Financial market institutions provide matching services, pre-transaction information and screening, post-transaction monitoring and enforcement, and basic transaction completion. Since these can all be quite complex, there are strong economies of specialization through training and accumulated experience, as well as simple economies of scale that arise from the fixed costs of making a market or creating a platform. These economies, as well as the benefits of reputation and (in the case of managing uncertainty) the law of large numbers, all favor the existence of financial intermediaries of various kinds.

The abstract principles just outlined apply to international financial centers as well as to remote villages. In any of these settings, if information is poor, if there are few potential market participants, if enforcement mechanisms are weak, then financial markets may be inefficient, limited, or even non-existent. The differences between the metro and the hamlet are often differences of degree and not of kind. Another very general aspect of financial markets, indeed of any markets, is that lack of competition hurts market efficiency. If either side of the market, or the intermediary, has disproportionate power, that party will earn excess returns at the expense of the less privileged market participants. This applies to village moneylenders and farmers in India, as it does to investment banks and entrepreneurs in Silicon Valley, or to the urban poor and pay-check-cashing companies in any number of US cities.

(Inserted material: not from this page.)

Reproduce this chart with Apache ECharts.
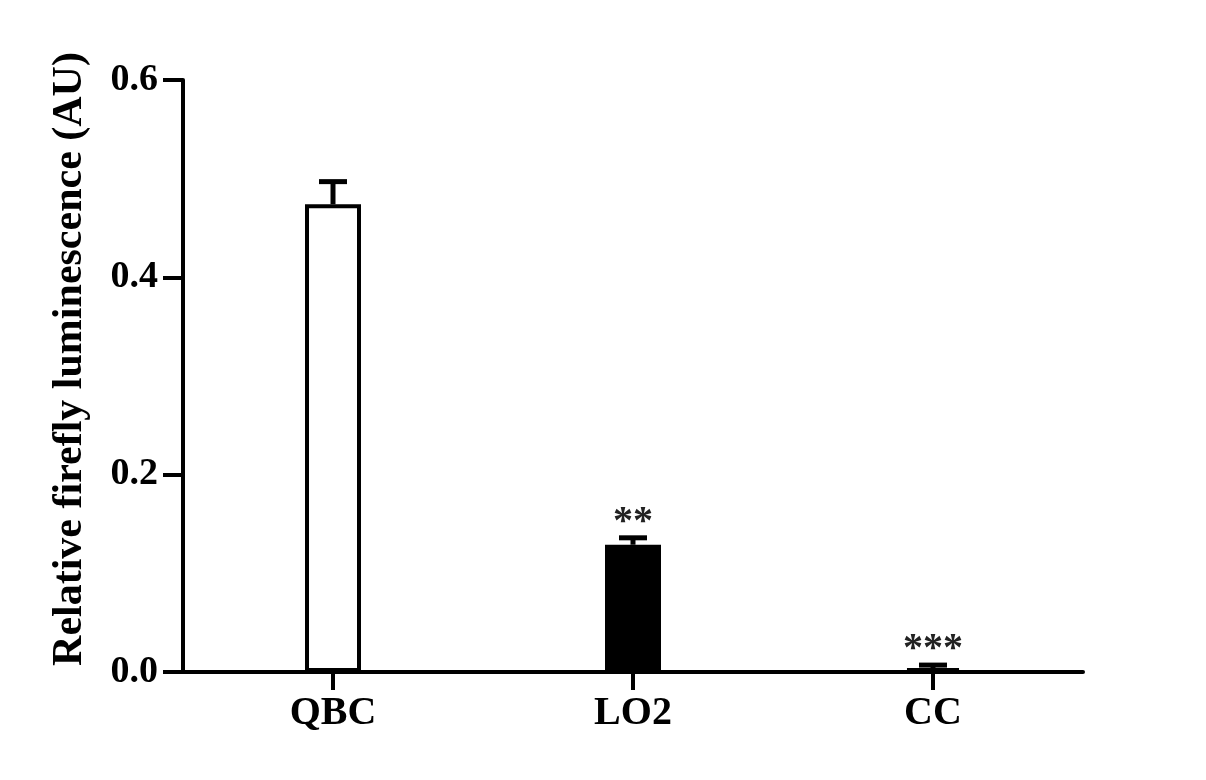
<!DOCTYPE html>
<html>
<head>
<meta charset="utf-8">
<script src="https://cdn.jsdelivr.net/npm/echarts@6/dist/echarts.min.js"></script>
<style>
html,body{margin:0;padding:0;background:#fff;}
#chart{width:1206px;height:780px;}
</style>
</head>
<body>
<div id="chart"></div>
<script>
var categories = ['QBC', 'LO2', 'CC'];
var means = [0.474, 0.129, 0.004];
var errors = [0.023, 0.007, 0.003];
var significance = ['', '**', '***'];
var barColors = ['#ffffff', '#000000', '#000000'];
var yTicks = [0, 0.2, 0.4, 0.6];

var FONT = '"Liberation Serif", "Times New Roman", serif';
var chart = echarts.init(document.getElementById('chart'));

var barData = means.map(function (v, i) {
  return { value: v, itemStyle: { color: barColors[i] } };
});
var errData = means.map(function (v, i) {
  return [i, v, v + errors[i], significance[i]];
});

chart.setOption({
  backgroundColor: '#ffffff',
  animation: false,
  grid: { left: 183, right: 123, top: 80, bottom: 108, containLabel: false },
  xAxis: {
    type: 'category',
    data: categories,
    axisLine: { show: true, lineStyle: { color: '#000', width: 4 } },
    axisTick: { show: true, alignWithLabel: true, length: 18, lineStyle: { color: '#000', width: 4 } },
    axisLabel: { color: '#000', fontFamily: FONT, fontWeight: 'bold', fontSize: 40, margin: 22 },
    splitLine: { show: false }
  },
  yAxis: {
    type: 'value',
    min: 0,
    max: 0.6,
    interval: 0.2,
    name: 'Relative firefly luminescence (AU)',
    nameLocation: 'middle',
    nameGap: 92,
    nameTextStyle: { color: '#000', fontFamily: FONT, fontWeight: 'bold', fontSize: 42, padding: [0, 0, 0, 34] },
    axisLine: { show: true, lineStyle: { color: '#000', width: 4 } },
    axisTick: { show: true, length: 20, lineStyle: { color: '#000', width: 4 } },
    axisLabel: {
      color: '#000', fontFamily: FONT, fontWeight: 'bold', fontSize: 38, margin: 25,
      formatter: function (v) { return v.toFixed(1); }
    },
    splitLine: { show: false }
  },
  series: [
    {
      type: 'bar',
      data: barData,
      barWidth: 56,
      itemStyle: { borderColor: '#000', borderWidth: 4 },
      z: 2
    },
    {
      type: 'custom',
      data: errData,
      z: 3,
      renderItem: function (params, api) {
        var x = api.value(0);
        var top = api.coord([x, api.value(2)]);
        var base = api.coord([x, api.value(1)]);
        var capHalf = 14;
        var style = { stroke: '#000', lineWidth: 5 };
        return {
          type: 'group',
          children: [
            { type: 'line', shape: { x1: top[0], y1: base[1], x2: top[0], y2: top[1] }, style: style },
            { type: 'line', shape: { x1: top[0] - capHalf, y1: top[1], x2: top[0] + capHalf, y2: top[1] }, style: style },
            {
              type: 'text',
              style: {
                text: errData[params.dataIndex][3],
                x: top[0], y: top[1] + 5,
                align: 'center', verticalAlign: 'bottom',
                fill: '#222', font: 'bold 40px ' + FONT
              }
            }
          ]
        };
      }
    }
  ]
});
</script>
</body>
</html>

The most powerful means of increasing inclusiveness, or of democratizing finance, is to increase competition. This means not only increasing the number of providers of services, but also improving the information and capabilities of the users. The fact that many new mortgage borrowers in the US did not understand the contracts they were signing was a contributor to the subprime crisis. Dr Reddy is absolutely correct that improving financial literacy is important—though this must be seen in a context where even basic literacy is often missing. An overhaul of regulation is sorely needed, however, so that regulation is aimed at increasing disclosure, and allowing for appropriate escape clauses, rather than controlling suppliers of financial services so heavily that competition is stifled, along with all other incentives for efficiency.

Information technology is bringing down many of the costs of screening and monitoring, and is allowing new entrants to provide a wider array of financial services to rural India. Microfinance loans are being securitized and mini-insurance policies being offered. As growth trickles into rural India, the demand for financial products will increase, and the main constraints on supply are probably poor regulation and the existence of inefficient state-owned incumbents. It may be true that in the past, the state-owned financial institutions helped to get basic credit and deposit services down to the rural poor. But they have also been co-opted by the better-off, they have been wasteful and inefficient, and they have failed to innovate to meet emerging demands. Moneylenders, commission agents and other traditional rural intermediaries have continued to wield disproportionate power in markets for rural financial services. This will change with lowered transaction costs and lower entry barriers, and reform must be driven by these principles, and not introduce new controls. The Rajan committee report provides detailed ideas on, not so much the best way of making financial services more widely available and affordable, but on what the best way is, but rather on how to create a regulatory environment in which the best ways will emerge through competition and innovation.